One month went by, then two, until nine had passed—without the house selling. “Our luck was that no one wanted to buy it because of the state it was in. Apparently, most people in the Netherlands aren’t keen on renovating,” says Anki. On top of the house being a bad mishmash of original 1925 architecture and ’70s updates, the electricity was outdated and there wasn’t proper insulation. Unlike everyone else, however, Anki and Casper were undeterred. “In the end, we decided to plan a viewing and didn’t sleep the night afterward. We wanted the house so bad,” she recalls. This time, there was a happy ending. “Luckily, Casper’s father knew the real estate agent and started negotiating the price. It took a lot of time and patience, but in the end the house became ours.”
While the couple planned to keep the original details, “the ’70s elements could go,” Anki points out. Rather than spend money on a contractor, the couple decided to manage the eight-month-long renovation of the main floor themselves while living in another part of the house. “We didn’t work with big, expensive companies, but with small, local companies and independent experts,” she explains.
Out went the retro wallpaper, heavy wood built-ins, and all three walls on the ground level. For Anki and Casper, who prefer loft-like spaces, the floor’s original layout—a large hallway separating the kitchen from the living room and TV room—made no sense. Opening everything up required the addition of a supporting column, but the couple didn’t mind. “It gives the house a bit of an industrial character,” says Anki. Overhead, the exposed ceiling beams are the only remnant from the original floor plan, a subtle reminder of what came before.

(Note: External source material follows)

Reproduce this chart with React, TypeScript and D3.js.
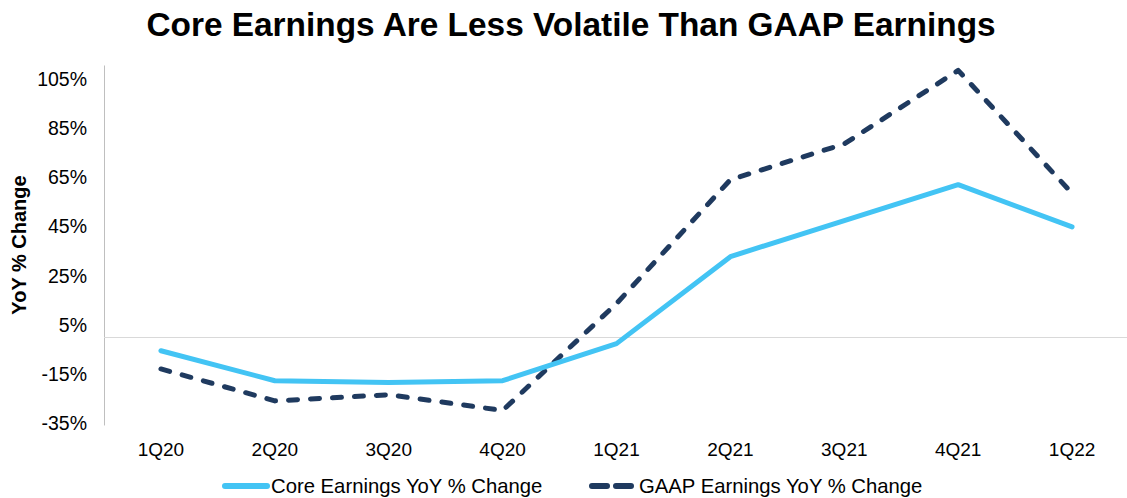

The house’s original wood floors might’ve made the cut too, but Anki and Casper discovered that they had started to rot. In the end, it was serendipitous bad news. “We decided to place an entirely new isolated concrete floor with underfloor heating,” says Anki. “Quite an investment, but totally worth it.”
With the ground level now one wide-open space, the staircase stuck out big time, a fact that the couple happily took to the extreme by painting its interior canary yellow. “Since we love color, it just felt like the right decision to choose a striking color,” says Anki. They took the opposite approach in the kitchen. “To keep the balance, we decided to keep the kitchen quite neutral,” says Anki. “I love to work with white; our former home had a white floor. It brings peace.” The walls, covered floor to ceiling in fish scale–shaped tiles, make just enough of a statement.
Even with the walls gone, the location of the staircase still created a nook of sorts for the TV room, and unlike the rest of the house, it’s painted bubblegum pink. “I wanted to paint the room pink from the moment we viewed the house,” says Anki. “It just feels good. We both love pink, it’s such a soft yet powerful color.” Even the fireplace, which the couple gave a brand-new face, is coated in the pastel hue.
Their choices might seem risky to the color-averse, but bright and bold is how they’ve always decorated. Believe it or not, the house has much less going on compared to the family’s previous home, where Anki and Casper layered graphic patterns on top of all the color. (Their bedroom is one of the only places where their print-mixing skills live on.)